In an early interview with Unbound, director Jeff C. Smith revealed that he and co-producers Sara Parrell and Curtis Andersen, as well as actor Jovan Meredith, worked together in the Entertainment division at Disneyland in Anaheim, California. Smith shared that it was during their employment at the park and collaboration on an earlier project that he saw Meredith's acting kills.[4] Before the film entered post-production, the crew had scheduled its premiere as Blood & Guts at Cinespace in Hollywood, California, for July 13, 2006. However, the film was not ready, and director Smith screened the incomplete rough-cut he did have as a test screening, which the audience panned, causing Smith to then spend the next several months finishing the film's editing in preparation for its subsequent screenings.[4]
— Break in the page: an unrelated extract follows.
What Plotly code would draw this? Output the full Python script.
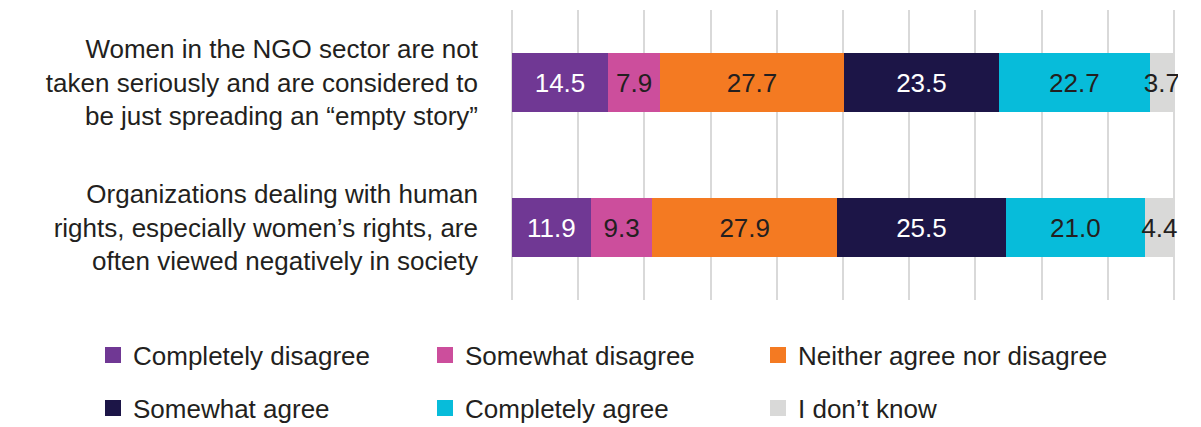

Intended by the director to appeal to "movie geeks",[3] the film has received mixed responses from genre reviewers. Dorkgasm senior staff writer Kenneth Holm recommends it as an "exercise for other budding filmmakers to see what missteps to avoid when making their first movie."[5] Conversely, the reviewer for Dead Lantern states that it is a "comedy that will make even the most jaded horror elitists smile."[6] Fatally Yours called it a "film that knows how to have a good time!" in a review that acclaimed the film as "one of the most fun and enjoyable low-budget films I’ve seen in quite some time;"[7] however, a reviewer for The Movies Made Me Do It decided that for a film that touts itself as a low-budget spoof, the filmmakers took the film too seriously, leading to them "basically creating a slasher film from the eighties minus the things that made those movies so appealing in the first place: massive body counts, T&A, and a neat villain for the heroes to contend with", concluding that "It's never even remotely scary" and "it's simply not funny either save for a couple of one-liners."[8] The film had a major write-up in the October 2007 issue of Fangoria magazine.[9]
The completed film was first screened on October 14, 2006, at the Movie Nation Festival and then shown at many additional festivals.[4] [10] Among the screenings was the Backseat Film Festival, where the film won Best Film Title and actress Lindsay Gareth won the prestigious "Best Breasts" award.[4] [11] It was offered for release on DVD in the United States by Vanguard International Cinema[1] [12] and internationally by Singa Home Entertainment on September 25, 2007. Three weeks prior to the DVD release, director Smith shared that the distributor allowed them a maximum of 125 minutes on the DVD, so he had chosen to include a 30-minute "making of" documentary titled Movies Are Bullshit! The Making Of Stupid Teenagers Must Die!, with commentary by director Jeff C. Smith and actor Jovan Meredith, an audience reaction track from the premiere, and an interview with cast member Will Deutsch.[4]